:: Recorded data
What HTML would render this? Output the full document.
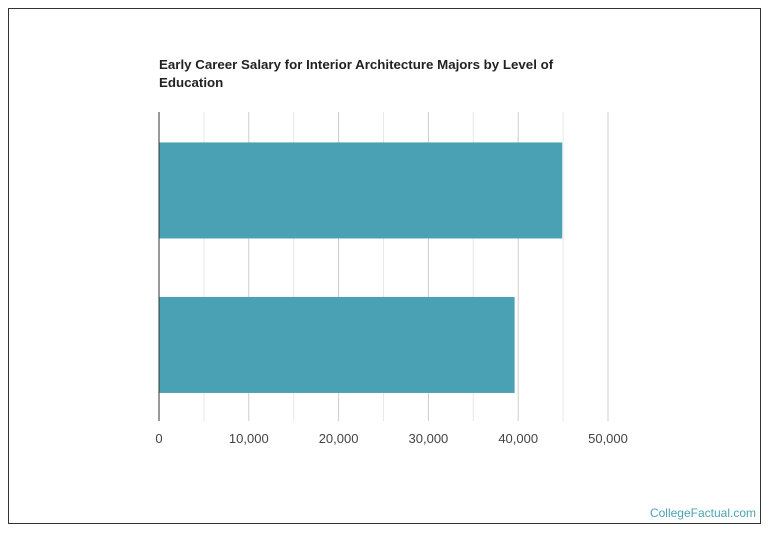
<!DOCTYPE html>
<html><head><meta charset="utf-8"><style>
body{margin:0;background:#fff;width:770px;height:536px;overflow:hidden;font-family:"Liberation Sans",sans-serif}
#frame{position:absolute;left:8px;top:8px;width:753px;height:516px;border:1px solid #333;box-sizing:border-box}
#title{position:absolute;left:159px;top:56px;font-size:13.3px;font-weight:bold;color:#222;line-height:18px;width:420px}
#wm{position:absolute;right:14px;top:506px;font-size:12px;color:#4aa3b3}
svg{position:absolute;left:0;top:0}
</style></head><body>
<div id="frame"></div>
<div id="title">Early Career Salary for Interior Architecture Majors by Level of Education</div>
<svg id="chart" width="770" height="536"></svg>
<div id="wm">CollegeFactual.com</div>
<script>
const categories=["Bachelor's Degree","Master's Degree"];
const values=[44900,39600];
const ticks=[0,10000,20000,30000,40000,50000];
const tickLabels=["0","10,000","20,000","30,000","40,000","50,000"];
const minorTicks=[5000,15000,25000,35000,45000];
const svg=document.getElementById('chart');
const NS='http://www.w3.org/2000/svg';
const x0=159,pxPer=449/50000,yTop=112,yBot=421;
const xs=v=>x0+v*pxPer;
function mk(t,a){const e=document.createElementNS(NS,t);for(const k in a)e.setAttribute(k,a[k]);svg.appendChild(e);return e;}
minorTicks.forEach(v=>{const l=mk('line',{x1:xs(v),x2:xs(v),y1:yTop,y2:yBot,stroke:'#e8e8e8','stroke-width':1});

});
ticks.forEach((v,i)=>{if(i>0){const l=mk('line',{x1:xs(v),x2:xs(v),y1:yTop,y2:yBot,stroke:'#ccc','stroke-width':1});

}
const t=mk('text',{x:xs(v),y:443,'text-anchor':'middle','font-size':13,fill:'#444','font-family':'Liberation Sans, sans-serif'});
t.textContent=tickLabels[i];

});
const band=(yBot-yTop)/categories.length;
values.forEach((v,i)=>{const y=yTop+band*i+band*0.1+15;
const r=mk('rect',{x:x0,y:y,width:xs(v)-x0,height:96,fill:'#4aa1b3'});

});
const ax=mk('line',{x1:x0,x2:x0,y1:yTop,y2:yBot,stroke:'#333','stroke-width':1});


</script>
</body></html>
::::
Given request ::
All the lines above are to be given again exactly as they read, with the pictures removed.

Written answer ::
What HTML would render this? Output the full document.
<!DOCTYPE html>
<html><head><meta charset="utf-8"><style>
body{margin:0;background:#fff;width:770px;height:536px;overflow:hidden;font-family:"Liberation Sans",sans-serif}
#frame{position:absolute;left:8px;top:8px;width:753px;height:516px;border:1px solid #333;box-sizing:border-box}
#title{position:absolute;left:159px;top:56px;font-size:13.3px;font-weight:bold;color:#222;line-height:18px;width:420px}
#wm{position:absolute;right:14px;top:506px;font-size:12px;color:#4aa3b3}
svg{position:absolute;left:0;top:0}
</style></head><body>
<div id="frame"></div>
<div id="title">Early Career Salary for Interior Architecture Majors by Level of Education</div>
<svg id="chart" width="770" height="536"></svg>
<div id="wm">CollegeFactual.com</div>
<script>
const categories=["Bachelor's Degree","Master's Degree"];
const values=[44900,39600];
const ticks=[0,10000,20000,30000,40000,50000];
const tickLabels=["0","10,000","20,000","30,000","40,000","50,000"];
const minorTicks=[5000,15000,25000,35000,45000];
const svg=document.getElementById('chart');
const NS='http://www.w3.org/2000/svg';
const x0=159,pxPer=449/50000,yTop=112,yBot=421;
const xs=v=>x0+v*pxPer;
function mk(t,a){const e=document.createElementNS(NS,t);for(const k in a)e.setAttribute(k,a[k]);svg.appendChild(e);return e;}
minorTicks.forEach(v=>{const l=mk('line',{x1:xs(v),x2:xs(v),y1:yTop,y2:yBot,stroke:'#e8e8e8','stroke-width':1});

});
ticks.forEach((v,i)=>{if(i>0){const l=mk('line',{x1:xs(v),x2:xs(v),y1:yTop,y2:yBot,stroke:'#ccc','stroke-width':1});

}
const t=mk('text',{x:xs(v),y:443,'text-anchor':'middle','font-size':13,fill:'#444','font-family':'Liberation Sans, sans-serif'});
t.textContent=tickLabels[i];

});
const band=(yBot-yTop)/categories.length;
values.forEach((v,i)=>{const y=yTop+band*i+band*0.1+15;
const r=mk('rect',{x:x0,y:y,width:xs(v)-x0,height:96,fill:'#4aa1b3'});

});
const ax=mk('line',{x1:x0,x2:x0,y1:yTop,y2:yBot,stroke:'#333','stroke-width':1});


</script>
</body></html>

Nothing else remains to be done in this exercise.